## PROBLEM DESCRIPTION
Restate the material word for word and leave out anything that is a picture.

## DATASET EXCERPT
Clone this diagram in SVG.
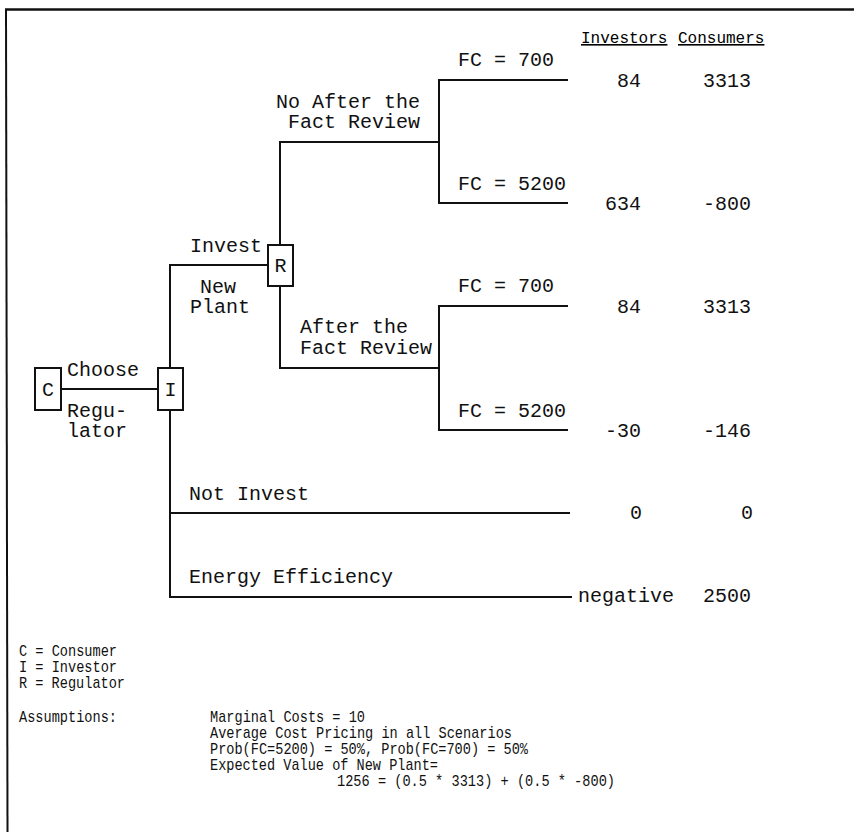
<svg xmlns="http://www.w3.org/2000/svg" width="854" height="832" viewBox="0 0 854 832">
<style>
.t{font-family:"Liberation Mono","Courier New",monospace;font-size:20px;fill:#111}
.n{font-family:"Liberation Mono","Courier New",monospace;font-size:20px;fill:#111}
.h{font-family:"Liberation Mono","Courier New",monospace;font-size:16px;fill:#000;text-decoration:underline}
.lg{font-family:"Liberation Mono","Courier New",monospace;font-size:17px;fill:#111}
.box{fill:#fff;stroke:#111;stroke-width:2}
.ln{stroke:#111;stroke-width:2;fill:none}
.bd{stroke:#111;fill:none}
</style>
<rect x="0" y="0" width="854" height="832" fill="#fff"/>
<g id="frame">
<line class="bd" x1="5" y1="9.5" x2="854" y2="9.5" stroke-width="2.5"/>
<line class="bd" x1="6" y1="9" x2="7.5" y2="832" stroke-width="2"/>
</g>
<g id="connectors">
<line class="ln" x1="61" y1="389" x2="158" y2="389"/>
<line class="ln" x1="170" y1="265" x2="170" y2="368"/>
<line class="ln" x1="170" y1="410" x2="170" y2="597"/>
<line class="ln" x1="169" y1="265" x2="268" y2="265"/>
<line class="ln" x1="280" y1="142" x2="280" y2="245"/>
<line class="ln" x1="280" y1="286" x2="280" y2="368"/>
<line class="ln" x1="279" y1="142" x2="439" y2="142"/>
<line class="ln" x1="279" y1="368" x2="439" y2="368"/>
<line class="ln" x1="439" y1="79" x2="439" y2="204"/>
<line class="ln" x1="439" y1="305" x2="439" y2="431"/>
<line class="ln" x1="438" y1="80" x2="568" y2="80"/>
<line class="ln" x1="438" y1="203" x2="568" y2="203"/>
<line class="ln" x1="438" y1="306" x2="568" y2="306"/>
<line class="ln" x1="438" y1="430" x2="568" y2="430"/>
<line class="ln" x1="169" y1="513" x2="570" y2="513"/>
<line class="ln" x1="169" y1="597" x2="572" y2="597"/>
</g>
<g id="node-C">
<rect class="box" x="35" y="368" width="26" height="42"/>
<text class="t" x="48" y="396" text-anchor="middle">C</text>
</g>
<g id="node-I">
<rect class="box" x="158" y="368" width="25" height="42"/>
<text class="t" x="170.5" y="396" text-anchor="middle">I</text>
</g>
<g id="node-R">
<rect class="box" x="268" y="245" width="25" height="41"/>
<text class="t" x="280.5" y="272" text-anchor="middle">R</text>
</g>
<g id="branch-labels">
<text class="t" x="67" y="376">Choose</text>
<text class="t" x="67" y="417">Regu-</text>
<text class="t" x="67" y="437">lator</text>
<text class="t" x="190" y="252">Invest</text>
<text class="t" x="200" y="293">New</text>
<text class="t" x="190" y="313">Plant</text>
<text class="t" x="420" y="108" text-anchor="end">No After the</text>
<text class="t" x="420" y="128" text-anchor="end">Fact Review</text>
<text class="t" x="300" y="333">After the</text>
<text class="t" x="300" y="354">Fact Review</text>
<text class="t" x="458" y="66">FC = 700</text>
<text class="t" x="458" y="190">FC = 5200</text>
<text class="t" x="458" y="292">FC = 700</text>
<text class="t" x="458" y="417">FC = 5200</text>
<text class="t" x="189" y="500">Not Invest</text>
<text class="t" x="189" y="583">Energy Efficiency</text>
</g>
<g id="payoffs">
<text class="h" x="581" y="43">Investors</text>
<text class="h" x="678" y="43">Consumers</text>
<text class="n" x="641" y="87" text-anchor="end">84</text>
<text class="n" x="751" y="87" text-anchor="end">3313</text>
<text class="n" x="641" y="210" text-anchor="end">634</text>
<text class="n" x="751" y="210" text-anchor="end">-800</text>
<text class="n" x="641" y="313" text-anchor="end">84</text>
<text class="n" x="751" y="313" text-anchor="end">3313</text>
<text class="n" x="641" y="437" text-anchor="end">-30</text>
<text class="n" x="751" y="437" text-anchor="end">-146</text>
<text class="n" x="642" y="519" text-anchor="end">0</text>
<text class="n" x="753" y="519" text-anchor="end">0</text>
<text class="n" x="578" y="602">negative</text>
<text class="n" x="751" y="602" text-anchor="end">2500</text>
</g>
<g id="legend">
<text class="lg" x="19" y="656" textLength="98" lengthAdjust="spacingAndGlyphs">C = Consumer</text>
<text class="lg" x="19" y="672" textLength="98" lengthAdjust="spacingAndGlyphs">I = Investor</text>
<text class="lg" x="19" y="688" textLength="106" lengthAdjust="spacingAndGlyphs">R = Regulator</text>
<text class="lg" x="19" y="722" textLength="98" lengthAdjust="spacingAndGlyphs">Assumptions:</text>
<text class="lg" x="210" y="722" textLength="155" lengthAdjust="spacingAndGlyphs">Marginal Costs = 10</text>
<text class="lg" x="210" y="738" textLength="302" lengthAdjust="spacingAndGlyphs">Average Cost Pricing in all Scenarios</text>
<text class="lg" x="210" y="754" textLength="318" lengthAdjust="spacingAndGlyphs">Prob(FC=5200) = 50%, Prob(FC=700) = 50%</text>
<text class="lg" x="210" y="770" textLength="228" lengthAdjust="spacingAndGlyphs">Expected Value of New Plant=</text>
<text class="lg" x="337" y="786" textLength="278" lengthAdjust="spacingAndGlyphs">1256 = (0.5 * 3313) + (0.5 * -800)</text>
</g>
</svg>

## ANSWER BELOW
Clone this diagram in SVG.
<svg xmlns="http://www.w3.org/2000/svg" width="854" height="832" viewBox="0 0 854 832">
<style>
.t{font-family:"Liberation Mono","Courier New",monospace;font-size:20px;fill:#111}
.n{font-family:"Liberation Mono","Courier New",monospace;font-size:20px;fill:#111}
.h{font-family:"Liberation Mono","Courier New",monospace;font-size:16px;fill:#000;text-decoration:underline}
.lg{font-family:"Liberation Mono","Courier New",monospace;font-size:17px;fill:#111}
.box{fill:#fff;stroke:#111;stroke-width:2}
.ln{stroke:#111;stroke-width:2;fill:none}
.bd{stroke:#111;fill:none}
</style>
<rect x="0" y="0" width="854" height="832" fill="#fff"/>
<g id="frame">
<line class="bd" x1="5" y1="9.5" x2="854" y2="9.5" stroke-width="2.5"/>
<line class="bd" x1="6" y1="9" x2="7.5" y2="832" stroke-width="2"/>
</g>
<g id="connectors">
<line class="ln" x1="61" y1="389" x2="158" y2="389"/>
<line class="ln" x1="170" y1="265" x2="170" y2="368"/>
<line class="ln" x1="170" y1="410" x2="170" y2="597"/>
<line class="ln" x1="169" y1="265" x2="268" y2="265"/>
<line class="ln" x1="280" y1="142" x2="280" y2="245"/>
<line class="ln" x1="280" y1="286" x2="280" y2="368"/>
<line class="ln" x1="279" y1="142" x2="439" y2="142"/>
<line class="ln" x1="279" y1="368" x2="439" y2="368"/>
<line class="ln" x1="439" y1="79" x2="439" y2="204"/>
<line class="ln" x1="439" y1="305" x2="439" y2="431"/>
<line class="ln" x1="438" y1="80" x2="568" y2="80"/>
<line class="ln" x1="438" y1="203" x2="568" y2="203"/>
<line class="ln" x1="438" y1="306" x2="568" y2="306"/>
<line class="ln" x1="438" y1="430" x2="568" y2="430"/>
<line class="ln" x1="169" y1="513" x2="570" y2="513"/>
<line class="ln" x1="169" y1="597" x2="572" y2="597"/>
</g>
<g id="node-C">
<rect class="box" x="35" y="368" width="26" height="42"/>
<text class="t" x="48" y="396" text-anchor="middle">C</text>
</g>
<g id="node-I">
<rect class="box" x="158" y="368" width="25" height="42"/>
<text class="t" x="170.5" y="396" text-anchor="middle">I</text>
</g>
<g id="node-R">
<rect class="box" x="268" y="245" width="25" height="41"/>
<text class="t" x="280.5" y="272" text-anchor="middle">R</text>
</g>
<g id="branch-labels">
<text class="t" x="67" y="376">Choose</text>
<text class="t" x="67" y="417">Regu-</text>
<text class="t" x="67" y="437">lator</text>
<text class="t" x="190" y="252">Invest</text>
<text class="t" x="200" y="293">New</text>
<text class="t" x="190" y="313">Plant</text>
<text class="t" x="420" y="108" text-anchor="end">No After the</text>
<text class="t" x="420" y="128" text-anchor="end">Fact Review</text>
<text class="t" x="300" y="333">After the</text>
<text class="t" x="300" y="354">Fact Review</text>
<text class="t" x="458" y="66">FC = 700</text>
<text class="t" x="458" y="190">FC = 5200</text>
<text class="t" x="458" y="292">FC = 700</text>
<text class="t" x="458" y="417">FC = 5200</text>
<text class="t" x="189" y="500">Not Invest</text>
<text class="t" x="189" y="583">Energy Efficiency</text>
</g>
<g id="payoffs">
<text class="h" x="581" y="43">Investors</text>
<text class="h" x="678" y="43">Consumers</text>
<text class="n" x="641" y="87" text-anchor="end">84</text>
<text class="n" x="751" y="87" text-anchor="end">3313</text>
<text class="n" x="641" y="210" text-anchor="end">634</text>
<text class="n" x="751" y="210" text-anchor="end">-800</text>
<text class="n" x="641" y="313" text-anchor="end">84</text>
<text class="n" x="751" y="313" text-anchor="end">3313</text>
<text class="n" x="641" y="437" text-anchor="end">-30</text>
<text class="n" x="751" y="437" text-anchor="end">-146</text>
<text class="n" x="642" y="519" text-anchor="end">0</text>
<text class="n" x="753" y="519" text-anchor="end">0</text>
<text class="n" x="578" y="602">negative</text>
<text class="n" x="751" y="602" text-anchor="end">2500</text>
</g>
<g id="legend">
<text class="lg" x="19" y="656" textLength="98" lengthAdjust="spacingAndGlyphs">C = Consumer</text>
<text class="lg" x="19" y="672" textLength="98" lengthAdjust="spacingAndGlyphs">I = Investor</text>
<text class="lg" x="19" y="688" textLength="106" lengthAdjust="spacingAndGlyphs">R = Regulator</text>
<text class="lg" x="19" y="722" textLength="98" lengthAdjust="spacingAndGlyphs">Assumptions:</text>
<text class="lg" x="210" y="722" textLength="155" lengthAdjust="spacingAndGlyphs">Marginal Costs = 10</text>
<text class="lg" x="210" y="738" textLength="302" lengthAdjust="spacingAndGlyphs">Average Cost Pricing in all Scenarios</text>
<text class="lg" x="210" y="754" textLength="318" lengthAdjust="spacingAndGlyphs">Prob(FC=5200) = 50%, Prob(FC=700) = 50%</text>
<text class="lg" x="210" y="770" textLength="228" lengthAdjust="spacingAndGlyphs">Expected Value of New Plant=</text>
<text class="lg" x="337" y="786" textLength="278" lengthAdjust="spacingAndGlyphs">1256 = (0.5 * 3313) + (0.5 * -800)</text>
</g>
</svg>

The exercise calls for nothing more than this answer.